Date:	2020-02-19 16:14:03
Message-ID:	ed6caece-5a64-ad02-2134-1e71fb4b35a1@postgrespro.ru
Views:	Whole Thread \| Raw Message \| Download mbox \| Resend email
Thread:
Lists:	pgsql-hackers

On 14.02.2020 05:57, Peter Geoghegan wrote:

> Attached is v33, which adds the last piece we need: opclass
> infrastructure that tells nbtree whether or not deduplication can be
> applied safely. This is based on work by Anastasia that was shared
> with me privately.
Thank you for this work. I've looked through the patches and they seem
to be ready for commit.
I haven't yet read recent documentation and readme changes, so maybe
I'll send some more feedback tomorrow.

Is there any specific reason, why we need separate btnameequalimage,
bpchar_equalimage and bttextequalimage functions?
As far as I see, they have the same implementation.
> Since using deduplication is supposed to pretty much be the norm from
> now on, it seemed like it might make sense to add a NOTICE about it
> during CREATE INDEX -- a notice letting the user know that it isn't
> being used due to a lack of opclass support:
>
> regression=# create table foo(bar numeric);
> CREATE TABLE
> regression=# create index on foo(bar);
> NOTICE: index "foo_bar_idx" cannot use deduplication
> CREATE INDEX
>
> Note that this NOTICE isn't seen with an INCLUDE index, since that's
> expected to not support deduplication.
>
> I have a feeling that not everybody will like this, which is why I'm
> pointing it out.
>
> Thoughts?

I would simply move it to debug level for all cases. Since from user's
perspective it doesn't differ that much from the case where
deduplication is applicable in general, but not very efficient due to
data distribution.
I also noticed that this is not consistent with ALTER index.

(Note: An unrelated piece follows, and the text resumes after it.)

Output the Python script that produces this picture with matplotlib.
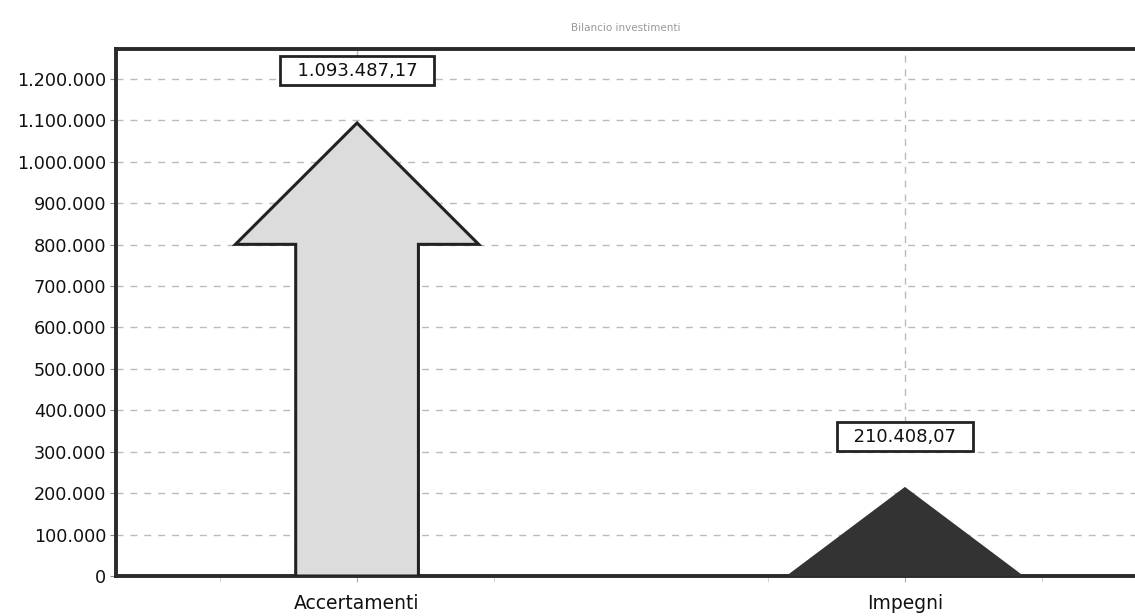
import matplotlib.pyplot as plt
from matplotlib.patches import Polygon
from matplotlib.ticker import FuncFormatter

# data
categories = ['Accertamenti', 'Impegni']
values = [1093487.17, 210408.07]
labels = ['1.093.487,17', '210.408,07']
fills = ['#dcdcdc', '#333333']
edges = ['#222222', '#333333']

y_ticks = list(range(0, 1200001, 100000))

def it_thousands(v, pos):
    return f'{int(v):,}'.replace(',', '.')

fig = plt.figure(figsize=(11.35, 6.16), dpi=100)
ax = fig.add_axes([116 / 1135, 40 / 616, 1030 / 1135, 527 / 616])

y_top = 1272000
ax.set_xlim(-0.44, 1.44)
ax.set_ylim(0, y_top)

# arrow shape settings (in data units)
head_half = 0.222
shaft_half = 0.112
head_len = 293000
label_gap = 126000

for i, (v, fc, ec) in enumerate(zip(values, fills, edges)):
    if v > head_len:
        base = v - head_len
        pts = [(i - shaft_half, 0), (i - shaft_half, base), (i - head_half, base),
               (i, v), (i + head_half, base), (i + shaft_half, base), (i + shaft_half, 0)]
    else:
        pts = [(i - head_half + 0.01, 0), (i, v), (i + head_half - 0.01, 0)]
    ax.add_patch(Polygon(pts, closed=True, facecolor=fc, edgecolor=ec, lw=2.2, zorder=3))

for i, (v, lab) in enumerate(zip(values, labels)):
    # dashed leader from the label up to the top of the plot
    ax.vlines(i, v + label_gap, y_top, colors='#bbbbbb', linestyles=(0, (5, 5)),
              lw=1, zorder=1)
    ax.text(i, v + label_gap, '  ' + lab + '  ', ha='center', va='center',
            fontsize=13, color='#111111', zorder=5,
            bbox=dict(boxstyle='square,pad=0.3', fc='white', ec='#222222', lw=2))

ax.set_yticks(y_ticks)
ax.yaxis.set_major_formatter(FuncFormatter(it_thousands))
ax.set_xticks(range(len(categories)))
ax.set_xticklabels(categories, fontsize=13.5, color='#111111')
ax.set_xticks([-0.25, 0.25, 0.75, 1.25], minor=True)
ax.tick_params(axis='y', labelsize=12.7, labelcolor='#111111', length=4, color='#888888', pad=3)
ax.tick_params(axis='x', which='major', length=4, color='#aaaaaa', pad=9)
ax.tick_params(axis='x', which='minor', length=4, color='#cccccc')

ax.grid(True, axis='y', color='#bbbbbb', linestyle=(0, (5, 5)), linewidth=1)
ax.set_axisbelow(True)

for side in ['left', 'top', 'bottom']:
    ax.spines[side].set_color('#2a2a2a')
    ax.spines[side].set_linewidth(2.8)
ax.spines['right'].set_visible(False)

fig.text(626 / 1135, 1 - 28 / 616, 'Bilancio investimenti', ha='center', va='center',
         fontsize=7.5, color='#999999')

fig.savefig('out.png', dpi=100)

For
example, alter index idx_n set (deduplicate_items =true); won't show any
message about deduplication.

I've tried several combinations with an index on a numeric column:

1) postgres=# create index idx_nd on tbl (n) with (deduplicate_items =
true);
NOTICE: index "idx_nd" cannot use deduplication
CREATE INDEX

Here the message seems appropriate. I don't think, we should restrict
creation of the index even when deduplicate_items parameter is set
explicitly, rather we may warn the user that it won't be efficient.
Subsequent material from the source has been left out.